What the task asks — In the listing below, locate the line containing "What Plotly code" and the line containing "import math". Output both of them and every line between, exactly as written, and nothing more.
* * * * * * *
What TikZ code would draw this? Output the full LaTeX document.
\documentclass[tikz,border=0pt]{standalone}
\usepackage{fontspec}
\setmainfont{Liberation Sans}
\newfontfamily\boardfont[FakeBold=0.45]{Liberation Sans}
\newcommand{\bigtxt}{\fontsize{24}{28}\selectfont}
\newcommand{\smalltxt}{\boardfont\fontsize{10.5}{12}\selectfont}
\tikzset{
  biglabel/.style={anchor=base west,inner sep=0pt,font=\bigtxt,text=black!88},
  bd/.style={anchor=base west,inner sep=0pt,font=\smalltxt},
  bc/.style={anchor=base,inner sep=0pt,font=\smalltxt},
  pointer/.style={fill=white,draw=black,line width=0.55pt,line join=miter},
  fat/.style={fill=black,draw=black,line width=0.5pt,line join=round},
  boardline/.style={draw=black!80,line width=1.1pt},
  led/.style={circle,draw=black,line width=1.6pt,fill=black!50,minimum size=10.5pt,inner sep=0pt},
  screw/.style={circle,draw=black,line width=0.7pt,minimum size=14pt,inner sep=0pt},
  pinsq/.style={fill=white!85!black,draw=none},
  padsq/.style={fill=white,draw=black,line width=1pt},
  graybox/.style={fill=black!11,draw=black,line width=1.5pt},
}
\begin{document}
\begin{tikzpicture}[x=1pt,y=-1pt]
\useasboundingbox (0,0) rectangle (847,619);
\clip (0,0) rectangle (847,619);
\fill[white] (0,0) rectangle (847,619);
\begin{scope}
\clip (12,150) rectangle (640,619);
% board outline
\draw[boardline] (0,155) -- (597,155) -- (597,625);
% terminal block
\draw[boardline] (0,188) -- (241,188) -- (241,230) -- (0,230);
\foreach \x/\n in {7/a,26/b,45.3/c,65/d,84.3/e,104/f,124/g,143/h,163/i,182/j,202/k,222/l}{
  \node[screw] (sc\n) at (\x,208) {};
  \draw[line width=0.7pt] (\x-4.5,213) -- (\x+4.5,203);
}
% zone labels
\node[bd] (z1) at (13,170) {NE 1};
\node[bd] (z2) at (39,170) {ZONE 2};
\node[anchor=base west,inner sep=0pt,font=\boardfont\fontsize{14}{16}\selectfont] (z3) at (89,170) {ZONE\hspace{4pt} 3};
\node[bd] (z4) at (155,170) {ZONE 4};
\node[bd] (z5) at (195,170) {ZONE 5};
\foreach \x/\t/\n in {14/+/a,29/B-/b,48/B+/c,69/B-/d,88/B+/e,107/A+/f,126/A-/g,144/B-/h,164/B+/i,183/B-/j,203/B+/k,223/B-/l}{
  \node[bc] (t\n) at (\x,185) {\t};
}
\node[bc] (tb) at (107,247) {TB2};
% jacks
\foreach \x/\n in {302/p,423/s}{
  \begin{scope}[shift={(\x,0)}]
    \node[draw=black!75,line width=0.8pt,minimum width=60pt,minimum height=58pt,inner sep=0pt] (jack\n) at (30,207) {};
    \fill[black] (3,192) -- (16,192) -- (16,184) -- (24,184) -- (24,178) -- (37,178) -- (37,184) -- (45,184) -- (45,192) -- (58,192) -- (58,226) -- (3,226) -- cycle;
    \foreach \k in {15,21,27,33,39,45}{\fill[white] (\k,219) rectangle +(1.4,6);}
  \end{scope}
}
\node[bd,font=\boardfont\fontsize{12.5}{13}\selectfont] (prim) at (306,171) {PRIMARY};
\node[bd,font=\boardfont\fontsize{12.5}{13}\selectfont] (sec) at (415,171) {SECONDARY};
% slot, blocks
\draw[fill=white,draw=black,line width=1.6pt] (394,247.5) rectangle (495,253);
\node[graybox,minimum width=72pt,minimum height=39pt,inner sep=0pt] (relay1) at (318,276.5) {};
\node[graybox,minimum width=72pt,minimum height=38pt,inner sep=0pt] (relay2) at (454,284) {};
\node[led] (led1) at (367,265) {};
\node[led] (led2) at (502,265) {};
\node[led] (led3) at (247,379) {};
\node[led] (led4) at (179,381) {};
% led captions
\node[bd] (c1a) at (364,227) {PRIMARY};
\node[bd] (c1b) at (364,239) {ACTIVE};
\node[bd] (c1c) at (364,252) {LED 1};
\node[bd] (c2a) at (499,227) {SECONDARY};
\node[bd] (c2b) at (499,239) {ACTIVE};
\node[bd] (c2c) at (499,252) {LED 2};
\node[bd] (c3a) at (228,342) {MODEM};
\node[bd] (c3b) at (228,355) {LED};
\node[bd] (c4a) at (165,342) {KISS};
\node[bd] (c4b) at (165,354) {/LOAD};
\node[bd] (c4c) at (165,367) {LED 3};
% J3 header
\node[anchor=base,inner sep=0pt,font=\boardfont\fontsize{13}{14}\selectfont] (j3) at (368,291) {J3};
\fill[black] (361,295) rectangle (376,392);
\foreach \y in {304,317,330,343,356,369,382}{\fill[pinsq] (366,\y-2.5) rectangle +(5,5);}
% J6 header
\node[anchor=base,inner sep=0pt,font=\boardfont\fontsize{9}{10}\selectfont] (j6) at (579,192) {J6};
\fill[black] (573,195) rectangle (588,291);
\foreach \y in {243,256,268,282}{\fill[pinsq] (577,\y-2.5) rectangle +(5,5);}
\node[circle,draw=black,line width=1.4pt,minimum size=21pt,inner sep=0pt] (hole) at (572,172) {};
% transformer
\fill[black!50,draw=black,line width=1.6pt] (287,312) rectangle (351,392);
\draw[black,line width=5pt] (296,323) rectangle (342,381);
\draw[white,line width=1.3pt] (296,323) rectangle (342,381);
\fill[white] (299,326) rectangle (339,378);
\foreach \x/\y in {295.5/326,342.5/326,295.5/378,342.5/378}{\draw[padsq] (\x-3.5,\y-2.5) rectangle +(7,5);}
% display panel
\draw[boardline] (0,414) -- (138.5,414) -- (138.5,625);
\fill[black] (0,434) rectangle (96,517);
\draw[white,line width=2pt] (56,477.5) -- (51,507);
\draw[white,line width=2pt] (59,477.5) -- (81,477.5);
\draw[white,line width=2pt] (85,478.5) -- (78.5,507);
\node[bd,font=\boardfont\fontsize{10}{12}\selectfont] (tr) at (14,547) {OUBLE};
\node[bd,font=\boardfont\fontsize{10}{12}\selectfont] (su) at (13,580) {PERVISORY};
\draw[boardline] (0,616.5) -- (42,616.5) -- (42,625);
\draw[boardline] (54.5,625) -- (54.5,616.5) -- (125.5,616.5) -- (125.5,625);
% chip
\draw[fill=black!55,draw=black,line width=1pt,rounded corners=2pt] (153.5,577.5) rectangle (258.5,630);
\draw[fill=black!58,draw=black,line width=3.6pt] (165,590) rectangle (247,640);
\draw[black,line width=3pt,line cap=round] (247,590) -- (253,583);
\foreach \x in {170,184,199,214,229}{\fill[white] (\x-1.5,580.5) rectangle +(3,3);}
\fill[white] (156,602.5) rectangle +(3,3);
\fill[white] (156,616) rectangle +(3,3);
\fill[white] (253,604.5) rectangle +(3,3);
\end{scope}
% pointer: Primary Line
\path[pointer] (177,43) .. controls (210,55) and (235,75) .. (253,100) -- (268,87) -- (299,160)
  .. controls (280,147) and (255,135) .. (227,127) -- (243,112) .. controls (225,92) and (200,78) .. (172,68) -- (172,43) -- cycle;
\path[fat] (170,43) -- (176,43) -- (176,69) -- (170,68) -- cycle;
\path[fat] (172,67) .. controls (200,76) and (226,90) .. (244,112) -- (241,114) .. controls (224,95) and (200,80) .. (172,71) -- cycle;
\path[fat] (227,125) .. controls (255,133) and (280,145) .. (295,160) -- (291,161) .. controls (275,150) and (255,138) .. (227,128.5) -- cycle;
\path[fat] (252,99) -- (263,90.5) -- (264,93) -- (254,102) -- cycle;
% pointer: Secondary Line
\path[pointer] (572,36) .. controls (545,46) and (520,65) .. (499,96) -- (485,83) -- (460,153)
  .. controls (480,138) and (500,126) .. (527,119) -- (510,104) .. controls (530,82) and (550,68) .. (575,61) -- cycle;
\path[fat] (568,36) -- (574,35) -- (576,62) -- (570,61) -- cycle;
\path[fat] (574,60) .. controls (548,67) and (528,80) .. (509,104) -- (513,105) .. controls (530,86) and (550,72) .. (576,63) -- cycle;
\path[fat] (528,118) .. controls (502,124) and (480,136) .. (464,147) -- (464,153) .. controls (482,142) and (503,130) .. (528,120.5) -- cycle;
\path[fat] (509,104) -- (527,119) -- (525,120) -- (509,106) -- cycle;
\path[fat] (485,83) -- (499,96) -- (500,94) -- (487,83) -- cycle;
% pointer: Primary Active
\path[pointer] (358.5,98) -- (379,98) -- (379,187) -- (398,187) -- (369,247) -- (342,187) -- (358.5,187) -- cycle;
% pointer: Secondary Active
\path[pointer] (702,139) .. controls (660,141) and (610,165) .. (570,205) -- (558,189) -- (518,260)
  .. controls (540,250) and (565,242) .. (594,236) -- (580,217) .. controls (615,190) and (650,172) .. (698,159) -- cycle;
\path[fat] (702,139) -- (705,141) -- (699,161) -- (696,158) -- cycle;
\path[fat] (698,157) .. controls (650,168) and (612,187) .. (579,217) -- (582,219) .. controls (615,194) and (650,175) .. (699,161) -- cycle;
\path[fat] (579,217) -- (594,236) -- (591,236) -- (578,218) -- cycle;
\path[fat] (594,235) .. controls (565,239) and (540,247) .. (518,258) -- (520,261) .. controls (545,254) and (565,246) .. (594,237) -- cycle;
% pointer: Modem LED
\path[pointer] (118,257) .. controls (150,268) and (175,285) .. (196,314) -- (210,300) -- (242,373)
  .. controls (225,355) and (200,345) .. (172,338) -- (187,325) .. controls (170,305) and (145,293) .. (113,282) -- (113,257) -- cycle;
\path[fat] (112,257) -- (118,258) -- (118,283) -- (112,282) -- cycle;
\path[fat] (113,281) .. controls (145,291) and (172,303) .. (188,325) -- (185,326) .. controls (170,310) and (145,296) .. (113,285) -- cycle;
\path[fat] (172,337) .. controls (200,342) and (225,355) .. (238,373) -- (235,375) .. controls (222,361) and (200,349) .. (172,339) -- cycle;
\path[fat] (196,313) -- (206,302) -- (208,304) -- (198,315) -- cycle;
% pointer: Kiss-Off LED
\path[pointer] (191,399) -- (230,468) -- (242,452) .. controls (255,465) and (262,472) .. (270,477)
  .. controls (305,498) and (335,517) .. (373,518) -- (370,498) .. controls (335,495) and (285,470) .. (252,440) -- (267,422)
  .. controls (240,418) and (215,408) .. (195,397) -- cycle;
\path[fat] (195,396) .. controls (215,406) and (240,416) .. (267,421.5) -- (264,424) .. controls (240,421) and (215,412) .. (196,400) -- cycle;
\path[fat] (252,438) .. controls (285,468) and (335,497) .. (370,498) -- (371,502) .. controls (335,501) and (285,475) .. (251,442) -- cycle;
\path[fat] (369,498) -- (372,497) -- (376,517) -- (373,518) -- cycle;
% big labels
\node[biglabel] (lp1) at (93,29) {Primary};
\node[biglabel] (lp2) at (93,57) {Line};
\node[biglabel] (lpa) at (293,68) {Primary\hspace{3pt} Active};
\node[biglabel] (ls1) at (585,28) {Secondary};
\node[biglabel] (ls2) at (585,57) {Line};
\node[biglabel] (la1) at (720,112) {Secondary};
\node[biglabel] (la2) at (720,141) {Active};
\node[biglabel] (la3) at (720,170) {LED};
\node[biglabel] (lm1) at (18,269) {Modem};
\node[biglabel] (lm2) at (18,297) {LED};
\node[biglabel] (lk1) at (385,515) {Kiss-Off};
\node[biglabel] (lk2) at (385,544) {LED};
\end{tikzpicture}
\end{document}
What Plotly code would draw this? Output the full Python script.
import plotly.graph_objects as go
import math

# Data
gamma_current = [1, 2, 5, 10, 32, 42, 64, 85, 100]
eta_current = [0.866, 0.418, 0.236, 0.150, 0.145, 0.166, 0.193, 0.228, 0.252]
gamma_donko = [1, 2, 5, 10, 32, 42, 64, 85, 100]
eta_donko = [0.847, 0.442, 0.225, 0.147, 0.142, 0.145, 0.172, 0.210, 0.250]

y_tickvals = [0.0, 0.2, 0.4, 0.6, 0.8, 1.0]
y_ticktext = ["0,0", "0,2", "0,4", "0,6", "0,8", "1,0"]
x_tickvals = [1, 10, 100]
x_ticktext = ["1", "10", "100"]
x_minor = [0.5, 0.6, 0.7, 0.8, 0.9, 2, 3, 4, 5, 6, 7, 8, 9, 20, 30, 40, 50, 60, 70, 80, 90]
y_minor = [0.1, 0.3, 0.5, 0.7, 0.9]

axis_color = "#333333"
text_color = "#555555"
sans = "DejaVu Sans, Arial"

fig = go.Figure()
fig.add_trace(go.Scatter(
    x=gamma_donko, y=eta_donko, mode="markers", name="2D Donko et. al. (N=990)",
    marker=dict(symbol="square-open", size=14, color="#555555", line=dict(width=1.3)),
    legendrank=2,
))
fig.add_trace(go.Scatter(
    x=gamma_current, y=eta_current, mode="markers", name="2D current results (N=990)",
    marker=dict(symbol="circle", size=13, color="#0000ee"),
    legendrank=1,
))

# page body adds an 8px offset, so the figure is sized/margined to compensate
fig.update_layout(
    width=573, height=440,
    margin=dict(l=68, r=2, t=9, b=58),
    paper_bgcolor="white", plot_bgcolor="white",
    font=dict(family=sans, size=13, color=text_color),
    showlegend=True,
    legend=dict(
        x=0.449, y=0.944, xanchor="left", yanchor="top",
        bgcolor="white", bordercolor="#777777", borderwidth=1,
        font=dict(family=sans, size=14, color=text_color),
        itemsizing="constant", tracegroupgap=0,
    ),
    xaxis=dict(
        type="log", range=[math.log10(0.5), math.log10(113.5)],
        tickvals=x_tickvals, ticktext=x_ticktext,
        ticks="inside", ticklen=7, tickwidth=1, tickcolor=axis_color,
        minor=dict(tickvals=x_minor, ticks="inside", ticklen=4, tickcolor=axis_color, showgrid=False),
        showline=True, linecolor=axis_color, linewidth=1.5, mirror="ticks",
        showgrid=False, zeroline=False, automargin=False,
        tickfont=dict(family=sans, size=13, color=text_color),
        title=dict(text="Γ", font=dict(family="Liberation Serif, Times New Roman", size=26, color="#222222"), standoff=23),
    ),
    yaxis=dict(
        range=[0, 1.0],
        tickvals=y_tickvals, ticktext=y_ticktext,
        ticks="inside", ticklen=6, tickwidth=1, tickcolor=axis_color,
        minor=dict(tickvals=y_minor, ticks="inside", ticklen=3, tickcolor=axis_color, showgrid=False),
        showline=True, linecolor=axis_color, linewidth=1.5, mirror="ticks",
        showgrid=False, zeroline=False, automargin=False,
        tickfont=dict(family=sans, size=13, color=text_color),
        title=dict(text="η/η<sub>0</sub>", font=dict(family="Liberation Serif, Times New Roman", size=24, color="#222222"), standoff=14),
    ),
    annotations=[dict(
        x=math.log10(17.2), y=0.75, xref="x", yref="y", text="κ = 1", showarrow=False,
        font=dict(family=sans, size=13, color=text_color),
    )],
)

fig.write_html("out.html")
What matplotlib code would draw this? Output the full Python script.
* * * * * * *
The response —
What Plotly code would draw this? Output the full Python script.
import plotly.graph_objects as go
import math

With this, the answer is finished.